Weitere KI-Funktionen sollen in Apple Music und den Office-Apps der iWork-Familie wie Keynote und Pages Einzug halten. Die Messaging-App iMessage soll ebenfalls „Fragen beantworten und Sätze automatisch vervollständigen“ können, heißt es.
Was Apple noch fehlt: Ein Chatbot
Auch wenn in iOS 18 wohl eine Fülle an KI-Funktionen einziehen werden, die das Nutzer:innenleben vereinfachen könnten, ist Apples Sprachassistentin Siri wohl noch nicht so weit, um mit leistungsstarken Modellen wie ChatGPT oder Gemini mitzuhalten.
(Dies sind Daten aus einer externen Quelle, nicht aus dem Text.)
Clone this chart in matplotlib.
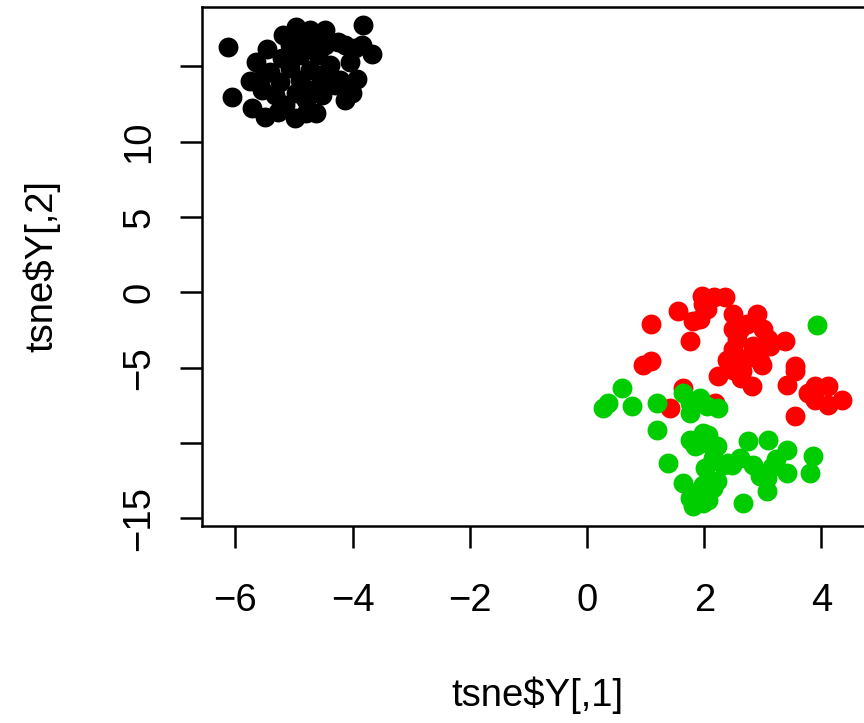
import matplotlib
matplotlib.use("Agg")
import matplotlib.pyplot as plt

plt.rcParams['font.family'] = ['Liberation Sans', 'DejaVu Sans']

# t-SNE coordinates, species 1 (black)
x_black = [-6.13, -6.06, -5.75, -5.65, -5.46, -5.72, -5.49, -5.19, -4.97, -4.73,
           -4.47, -3.82, -3.67, -3.96, -4.13, -4.04, -3.92, -4.13, -4.01, -4.30,
           -4.56, -4.73, -4.90, -5.07, -5.24, -5.32, -5.15, -4.98, -4.62, -4.80,
           -5.41, -4.90, -4.59, -4.39, -5.07, -4.69, -4.25, -5.55, -5.27, -4.86,
           -4.52, -4.42, -4.73, -4.47, -5.20, -4.97, -4.22, -3.84, -5.58, -4.80]
y_black = [16.26, 12.96, 14.02, 15.26, 16.13, 12.24, 11.64, 17.05, 17.58, 17.38,
           17.38, 17.71, 15.80, 16.19, 16.39, 15.27, 14.15, 12.76, 13.23, 13.75,
           14.41, 13.42, 14.08, 14.87, 13.95, 13.09, 12.43, 11.58, 11.91, 12.76,
           14.61, 15.73, 15.73, 15.07, 16.39, 16.59, 16.59, 13.42, 11.97, 16.72,
           13.09, 13.89, 14.74, 16.39, 15.53, 13.23, 14.08, 16.39, 14.08, 11.91]

# species 2 (red)
x_red = [1.09, 0.96, 1.09, 1.55, 1.76, 1.96, 2.17, 2.05, 1.81, 1.93,
         2.35, 2.49, 2.90, 3.00, 2.61, 3.38, 2.49, 2.83, 3.12, 2.95,
         3.55, 2.24, 1.64, 1.42, 2.18, 2.49, 2.65, 2.99, 2.82, 3.55,
         3.41, 3.89, 4.11, 3.89, 4.11, 4.35, 3.55, 2.56, 2.70, 2.39,
         1.98, 2.73, 2.49, 3.09, 2.63, 3.77]
y_red = [-2.10, -4.85, -4.58, -1.22, -3.20, -0.23, -0.30, -1.09, -1.88, -1.75,
         -0.30, -1.42, -1.42, -2.41, -2.41, -3.20, -3.73, -3.59, -3.59, -4.58,
         -4.91, -5.57, -6.37, -7.68, -7.36, -5.18, -5.24, -4.85, -6.23, -5.24,
         -6.17, -6.23, -6.23, -7.16, -7.49, -7.16, -8.21, -3.07, -4.39, -4.52,
         -0.76, -2.08, -2.41, -3.07, -5.71, -6.69]

# species 3 (green)
x_green = [3.92, 0.60, 0.36, 0.27, 0.77, 1.19, 1.19, 1.64, 1.76, 1.93,
           1.76, 2.05, 2.24, 1.98, 1.76, 1.38, 1.64, 1.76, 1.81, 1.98,
           2.22, 2.06, 1.88, 2.15, 2.32, 2.05, 1.84, 2.06, 2.22, 1.81,
           1.98, 2.66, 2.75, 3.09, 3.41, 3.07, 3.41, 3.07, 3.86, 3.81,
           2.47, 2.83, 2.95, 2.61, 3.23, 3.16, 2.41, 1.93, 2.15, 2.01]
y_green = [-2.14, -6.37, -7.36, -7.68, -7.55, -7.36, -9.14, -6.70, -7.36, -7.03,
           -8.01, -7.55, -7.68, -9.33, -9.80, -11.31, -12.63, -13.62, -14.15, -12.76,
           -12.50, -13.75, -10.13, -10.98, -11.44, -9.99, -10.19, -9.47, -10.19, -13.75,
           -13.95, -13.95, -9.86, -9.80, -10.45, -12.30, -11.97, -13.16, -10.85, -11.97,
           -11.44, -11.44, -12.17, -10.98, -11.05, -11.58, -11.31, -13.09, -12.96, -11.64]

x_ticks = [-6, -4, -2, 0, 2, 4]
y_ticks = [-15, -10, -5, 0, 5, 10, 15]
y_tick_labels = ['\u221215', '', '\u22125', '0', '5', '10', '']
x_tick_labels = ['\u22126', '\u22124', '\u22122', '0', '2', '4']

W, H = 864, 723
fig = plt.figure(figsize=(W / 100, H / 100), dpi=100)
left, right, top, bottom = 202, 873, 7, 526
ax = fig.add_axes([left / W, (H - bottom) / H, (right - left) / W, (bottom - top) / H])

ms = 205
ax.scatter(x_black, y_black, s=ms, c='black', linewidths=0, zorder=3)
ax.scatter(x_red, y_red, s=ms, c='#FF0000', linewidths=0, zorder=3)
ax.scatter(x_green, y_green, s=ms, c='#00CD00', linewidths=0, zorder=3)

ax.set_xlim(-6.57, 4.88)
ax.set_ylim(-15.5, 18.93)

for sp in ax.spines.values():
    sp.set_linewidth(1.8)
    sp.set_color('black')

fs = 27.5
ax.set_xticks(x_ticks)
ax.set_xticklabels(x_tick_labels, fontsize=fs)
ax.set_yticks(y_ticks)
ax.set_yticklabels(y_tick_labels, fontsize=fs, rotation=90, va='center')
ax.tick_params(axis='both', direction='out', length=16, width=1.8, color='black')
ax.tick_params(axis='x', pad=25)
ax.tick_params(axis='y', pad=16)

ax.set_xlabel('tsne$Y[,1]', fontsize=fs, va='center')
ax.xaxis.set_label_coords((537 - left) / (right - left), -(695 - bottom) / (bottom - top))
ax.set_ylabel('tsne$Y[,2]', fontsize=fs, va='center')
ax.yaxis.set_label_coords((42 - left) / (right - left), 0.5)

fig.savefig('out.png', dpi=100)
Dennoch will Apple seinen Kund:innen einen solchen Service anbieten und verhandelt dafür mit Google und OpenAI. Insider:innen zufolge sind die Verhandlungen mit Google zwar gescheitert, aber der Konzern könnte auf der WWDC eine große Partnerschaft mit OpenAI ankündigen, um dessen Technologie in iOS 18 zu integrieren.
Ob dies allerdings eine langfristige Lösung ist, ist unklar, schließlich ist Apple dafür bekannt, solche elementaren Produkte lieber selbst zu liefern, auch wenn Googles Suchmaschine seit Jahren gewissermaßen Teil des Betriebssystems ist. Glaubt man Gurman, ist die Kombination aus eigenen KI-Funktionen und dem OpenAI-Deal für Apple zunächst ausreichend.
Angesichts der umfangreichen Arbeiten an generativer KI könnte Apple früher oder später einen eigenen Chatbot in seine Dienste integrieren.
Fazit: iOS 18 wird wohl KI-lastiger, aber …
Dass iOS 18 und Apples weitere Betriebssysteme wie iPadOS und macOS einen ersten größeren Schwung KI-Funktionen erhalten werden, steht angesichts der oftmaligen Ankündigungen außer Frage. Der Umfang der KI-Funktionen scheint aber weniger umfangreich zu sein, als manche es sich erhofft haben.
Allerdings spielt nicht ausschließlich die Fülle der Funktionen eine Rolle, sondern vor allem, wie intuitiv und vor allem zuverlässig die Features entwickelt und integriert sind. Es hat schließlich niemand etwas davon, wenn ein System zwar nur so vor KI-Features strotzt, sie aber nur Quatsch ausspucken und alles andere als hilfreich sind.
Zudem darf nicht außer Acht gelassen werden, dass Apple seinen guten Ruf aufs Spiel setzt, wenn bestimmte KI-Funktionen nicht dem hohen Anspruch des Unternehmens und seiner Nutzer:innen gerecht werden. Weniger ist unter diesem Blickwinkel tendenziell mehr. Und wer will einen Chatbot, der halluziniert und dessen Aussagen stets per Google-Suche nochmals überprüft werden müssen?